Oturumun moderatörlüğünü ES TV Genel Yayın Yönetmeni Soner Yüksel üstlendi.
Anadolu Üniversitesi İletişim Fakültesi Öğretim Üyesi Doç. Dr. Özgül Birsen radyonun tarihçesini, bugününü ve geleceğini anlattığı konuşmasında “Geleceğin radyosunda herkes kendi yayınını yapacak. Içerik uzmanlaşacak ve daralacak. Karasal yayıncılık bitecek.Dinleyici etkileşimi artacak.
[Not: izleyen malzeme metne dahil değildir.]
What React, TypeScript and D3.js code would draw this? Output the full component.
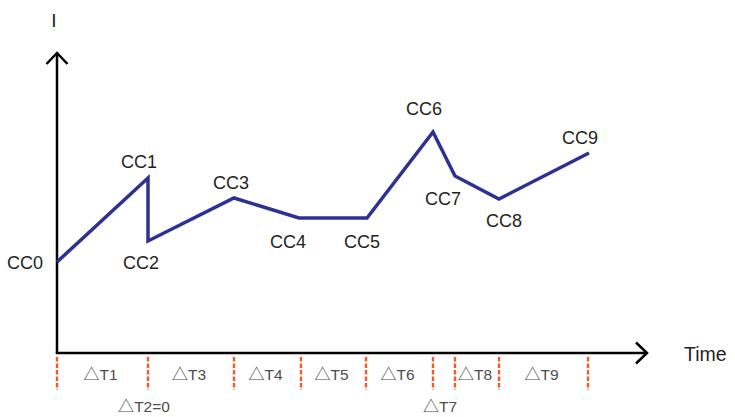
import React from "react";
import * as d3 from "d3";

// ---- data ----
const pointNames = ["CC0", "CC1", "CC2", "CC3", "CC4", "CC5", "CC6", "CC7", "CC8", "CC9"];
const pointTimes = [0, 9.1, 9.1, 17.7, 24.2, 31.0, 37.6, 39.8, 44.2, 53.2];
const pointCurrents = [9.1, 17.5, 11.2, 15.5, 13.5, 13.5, 22.1, 17.7, 15.4, 20.0];

const intervalBounds = [0, 9.1, 17.7, 24.4, 30.9, 37.6, 39.8, 44.2, 53.1];
const intervalNames = ["T1", "T3", "T4", "T5", "T6", "T8", "T9"];
const intervalStart = [0, 1, 2, 3, 4, 6, 7]; // index into intervalBounds
const zeroIntervalNames = ["T2=0", "T7"];
const zeroIntervalPos = [9.1, 38.7];
const deltaSymbol = "△";

const axisLabels = { y: "I", x: "Time" };

// label placement (pixel offsets from point)
const labelOffsets: [number, number, string][] = [
  [-14, 7, "end"],
  [-9, -10, "middle"],
  [-7, 28, "middle"],
  [-3, -9, "middle"],
  [-11, 30, "middle"],
  [-5, 30, "middle"],
  [-9, -17, "middle"],
  [-12, 29, "middle"],
  [5, 28, "middle"],
  [-9, -9, "middle"],
];

const cjk = "'Noto Sans CJK SC', 'DejaVu Sans', sans-serif";

function DeltaLabel({ x, y, name }: { x: number; y: number; name: string }) {
  return (
    <text x={x} y={y} fontSize={15.5} textAnchor="middle" fill="#4d4d4d">
      <tspan fontFamily={cjk} fontSize={16}>
        {deltaSymbol}
      </tspan>
      <tspan>{name}</tspan>
    </text>
  );
}

export default function App() {
  const W = 735;
  const H = 417;
  const x0 = 57;
  const y0 = 353;
  const x = d3.scaleLinear().domain([0, 59]).range([x0, 647]);
  const y = d3.scaleLinear().domain([0, 30]).range([y0, 53]);

  const pts = pointTimes.map((t, i) => [x(t), y(pointCurrents[i])] as [number, number]);
  const line = d3.line<[number, number]>().x((d) => d[0]).y((d) => d[1]);

  const font = "'Liberation Sans', Arial, Helvetica, sans-serif";
  const axisTop = y(30);
  const axisRight = x(59);

  return (
    <svg
      width={W}
      height={H}
      style={{ position: "absolute", left: 0, top: 0, background: "#fff" }}
      fontFamily={font}
    >
      {/* axes */}
      <line x1={x0} y1={y0} x2={x0} y2={axisTop} stroke="#000" strokeWidth={2.5} />
      <line x1={x0 - 1.2} y1={y0} x2={axisRight} y2={y0} stroke="#000" strokeWidth={2.5} />
      <polyline
        points={`${x0 - 10.5},${axisTop + 11} ${x0},${axisTop} ${x0 + 10.5},${axisTop + 11}`}
        fill="none"
        stroke="#000"
        strokeWidth={2.5}
      />
      <polyline
        points={`${axisRight - 11},${y0 - 10.5} ${axisRight},${y0} ${axisRight - 11},${y0 + 10.5}`}
        fill="none"
        stroke="#000"
        strokeWidth={2.5}
      />
      <text x={54} y={27} fontSize={19} textAnchor="middle" fill="#231f20">
        {axisLabels.y}
      </text>
      <text x={684} y={361} fontSize={19.5} fill="#231f20">
        {axisLabels.x}
      </text>

      {/* interval dashed markers */}
      {intervalBounds.map((t, i) => (
        <line
          key={"b" + i}
          x1={x(t)}
          x2={x(t)}
          y1={357}
          y2={390}
          stroke="#f15a29"
          strokeWidth={2.4}
          strokeDasharray="4.5 2"
        />
      ))}
      {intervalNames.map((n, i) => {
        const a = intervalBounds[intervalStart[i]];
        const b = intervalBounds[intervalStart[i] + 1];
        return <DeltaLabel key={"in" + i} x={(x(a) + x(b)) / 2 - 2} y={380} name={n} />;
      })}
      {zeroIntervalNames.map((n, i) => (
        <DeltaLabel key={"z" + i} x={x(zeroIntervalPos[i]) - 4} y={412} name={n} />
      ))}

      {/* current profile */}
      <path
        d={line(pts) || ""}
        fill="none"
        stroke="#2e3192"
        strokeWidth={3.5}
        strokeLinejoin="miter"
      />

      {pointNames.map((n, i) => (
        <text
          key={n}
          x={pts[i][0] + labelOffsets[i][0]}
          y={pts[i][1] + labelOffsets[i][1]}
          fontSize={18}
          textAnchor={labelOffsets[i][2] as any}
          fill="#231f20"
        >
          {n}
        </text>
      ))}
    </svg>
  );
}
Radyo söz olarak kalmayacak” diye konuştu.
TRT Prodüktör Spiker (Emekli) TGC Sosyal İşler Komisyon Üyesi Nevin Akkaya “Radyo Spikerliği” konusunda bilgi verdi. Nevin Akkaya, şöyle konuştu:
“Radyo romantik, sihirli, gizemli bir kutu. Ben 1970’li yıllarda profesyonel radyoculuğa başladım. Prodüktör spiker olarak görev yaptım. Çok zor sınavlardan geçerek bu görevi yapmaya başladık. O yıllarda radyonun ilkesi, müzik dahil hangi program olursa olsun kişileri belli bir seviyeye getirmekti. Ancak rating kaygısı başlayınca her şey değişti.”
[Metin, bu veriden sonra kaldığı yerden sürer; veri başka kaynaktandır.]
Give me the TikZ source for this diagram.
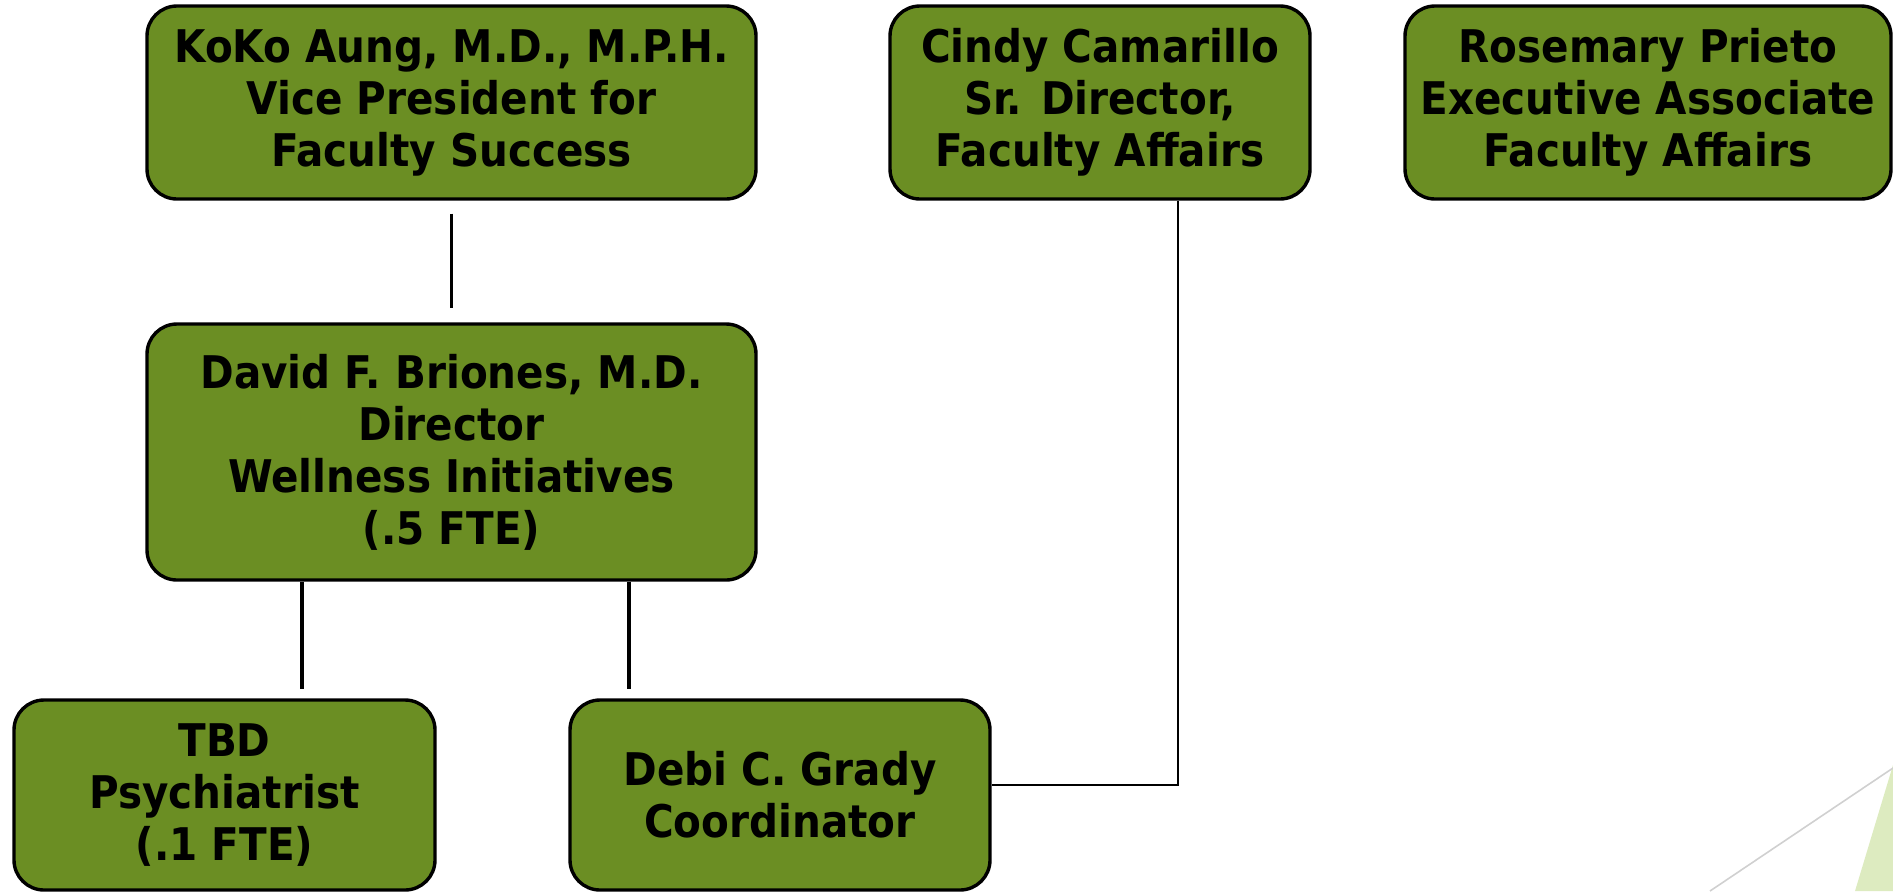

TRT Prodüktörü ve TGC Balotaj Kurulu Üyesi Gülay Oktar “Radyo Programcılığı” hakkında bilgi verdiği konuşmasında şunları söyledi:
“Radyo aşkım Harbiye’den geçerken evdeki küçük radyo ile Harbiye’deki koca bina arasındaki bağı merak ederek başladı. TRT’ye ilk girdiğimde daktilo, karbonlu saman kağıt vardı. TRT’de bize kamu yayıncılığı öğretildi. Bizde özel radyolar kaçak frekanslarla etik ilkeler gözetilmeden yayına başladı. Sonra disipline edildi. Bugün hala TRT’ye rakip olacak radyo yok. Ben de sevdiğim işi radyo programcılığı işini yapıyorum. Üstüne de para alıyorum.”
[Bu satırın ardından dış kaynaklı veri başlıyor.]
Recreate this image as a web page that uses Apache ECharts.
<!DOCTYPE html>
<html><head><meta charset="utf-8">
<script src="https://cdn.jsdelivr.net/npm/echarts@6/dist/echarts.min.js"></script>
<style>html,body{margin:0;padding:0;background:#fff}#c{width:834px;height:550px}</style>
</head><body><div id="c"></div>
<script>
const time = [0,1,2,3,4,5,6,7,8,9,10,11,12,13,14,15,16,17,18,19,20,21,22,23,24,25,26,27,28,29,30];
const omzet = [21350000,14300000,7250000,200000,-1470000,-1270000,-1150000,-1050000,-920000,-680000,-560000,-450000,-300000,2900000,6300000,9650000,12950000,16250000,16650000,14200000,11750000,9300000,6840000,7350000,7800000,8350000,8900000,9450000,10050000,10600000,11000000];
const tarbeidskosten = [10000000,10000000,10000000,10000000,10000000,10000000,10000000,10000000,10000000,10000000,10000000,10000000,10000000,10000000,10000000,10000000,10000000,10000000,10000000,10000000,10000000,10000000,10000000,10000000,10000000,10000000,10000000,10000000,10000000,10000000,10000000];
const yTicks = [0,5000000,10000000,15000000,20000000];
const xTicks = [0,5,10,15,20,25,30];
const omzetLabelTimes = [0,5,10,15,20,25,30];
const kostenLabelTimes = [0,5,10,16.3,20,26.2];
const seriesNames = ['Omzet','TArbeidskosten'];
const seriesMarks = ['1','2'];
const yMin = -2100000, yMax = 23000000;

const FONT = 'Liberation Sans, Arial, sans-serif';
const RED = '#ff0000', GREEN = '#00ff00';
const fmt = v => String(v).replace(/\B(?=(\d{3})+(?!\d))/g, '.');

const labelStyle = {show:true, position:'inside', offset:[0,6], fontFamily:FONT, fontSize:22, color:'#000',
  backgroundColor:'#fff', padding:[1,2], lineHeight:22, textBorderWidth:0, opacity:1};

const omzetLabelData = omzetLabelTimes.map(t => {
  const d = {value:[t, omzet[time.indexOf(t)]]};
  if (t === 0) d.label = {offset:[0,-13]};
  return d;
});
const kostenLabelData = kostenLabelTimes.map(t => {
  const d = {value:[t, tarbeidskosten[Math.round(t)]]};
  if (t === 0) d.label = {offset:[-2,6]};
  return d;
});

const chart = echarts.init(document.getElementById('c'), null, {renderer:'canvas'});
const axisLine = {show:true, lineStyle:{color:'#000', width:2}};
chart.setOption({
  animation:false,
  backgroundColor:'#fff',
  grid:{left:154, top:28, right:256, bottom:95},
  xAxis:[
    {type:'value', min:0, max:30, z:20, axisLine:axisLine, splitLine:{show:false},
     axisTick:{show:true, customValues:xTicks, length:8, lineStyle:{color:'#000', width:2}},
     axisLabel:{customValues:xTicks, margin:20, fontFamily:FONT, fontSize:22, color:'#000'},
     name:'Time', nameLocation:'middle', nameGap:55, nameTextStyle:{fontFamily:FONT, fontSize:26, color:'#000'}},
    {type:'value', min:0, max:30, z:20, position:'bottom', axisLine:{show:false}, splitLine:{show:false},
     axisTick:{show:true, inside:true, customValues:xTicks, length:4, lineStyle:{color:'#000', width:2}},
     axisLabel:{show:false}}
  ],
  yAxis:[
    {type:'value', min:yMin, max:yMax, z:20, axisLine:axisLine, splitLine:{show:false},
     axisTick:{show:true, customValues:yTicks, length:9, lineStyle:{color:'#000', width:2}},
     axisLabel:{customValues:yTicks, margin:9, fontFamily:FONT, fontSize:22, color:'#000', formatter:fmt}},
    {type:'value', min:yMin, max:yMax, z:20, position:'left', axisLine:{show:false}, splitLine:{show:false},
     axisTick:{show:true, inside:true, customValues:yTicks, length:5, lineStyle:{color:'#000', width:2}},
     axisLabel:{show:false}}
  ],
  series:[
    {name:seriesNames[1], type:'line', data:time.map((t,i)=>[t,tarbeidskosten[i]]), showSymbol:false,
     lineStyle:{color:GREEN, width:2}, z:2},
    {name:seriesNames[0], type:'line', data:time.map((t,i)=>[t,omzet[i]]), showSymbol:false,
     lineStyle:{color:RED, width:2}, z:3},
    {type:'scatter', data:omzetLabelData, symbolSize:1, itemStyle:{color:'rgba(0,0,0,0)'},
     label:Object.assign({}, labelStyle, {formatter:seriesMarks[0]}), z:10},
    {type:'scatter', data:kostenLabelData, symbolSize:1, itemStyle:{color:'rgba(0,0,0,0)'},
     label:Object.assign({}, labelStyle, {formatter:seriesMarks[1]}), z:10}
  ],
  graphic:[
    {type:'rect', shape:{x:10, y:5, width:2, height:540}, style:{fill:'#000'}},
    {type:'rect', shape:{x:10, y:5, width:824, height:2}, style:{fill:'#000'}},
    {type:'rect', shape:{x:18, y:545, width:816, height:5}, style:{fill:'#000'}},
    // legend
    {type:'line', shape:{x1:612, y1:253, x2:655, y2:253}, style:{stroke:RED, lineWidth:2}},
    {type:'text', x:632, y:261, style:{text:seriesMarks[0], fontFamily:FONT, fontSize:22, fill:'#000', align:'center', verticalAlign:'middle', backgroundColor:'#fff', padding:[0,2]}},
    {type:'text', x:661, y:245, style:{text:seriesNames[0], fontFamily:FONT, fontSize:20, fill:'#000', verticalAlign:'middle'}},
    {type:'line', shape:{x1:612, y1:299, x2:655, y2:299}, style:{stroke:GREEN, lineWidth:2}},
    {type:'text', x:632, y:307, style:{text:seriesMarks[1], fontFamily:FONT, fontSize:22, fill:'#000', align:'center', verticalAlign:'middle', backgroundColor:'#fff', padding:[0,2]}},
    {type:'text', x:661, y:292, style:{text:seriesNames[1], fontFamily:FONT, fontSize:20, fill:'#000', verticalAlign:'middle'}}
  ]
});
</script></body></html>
Oturumda TRT Muhabiri Engin Başçı “Radyo Muhabirliği” başlıklı bir konuşma yaptı. Engin Başçı, “Ben hem tv hem de radyo habercisiyim. Lambalı radyoları dinleyerek başladım. TV yaygınlaşınca radyo etkisini kaybedecek deniyordu ama kaybetmedi. Ses ve söz hayal dünyasını harekete geçiren bir kitap gibi. TV görüntüyle ilgili. Radyonun etkisini veremez. Kamu hizmeti yayıncılığı demek Anadolu’nun en ücra köşesindeki insana ulaşma sorumluluğu bulaştıran bir yayıncılık demek. TRT devletin değil sizin yayın kuruluşunuz. O bilinçle radyoya bakılmalı” diye konuştu.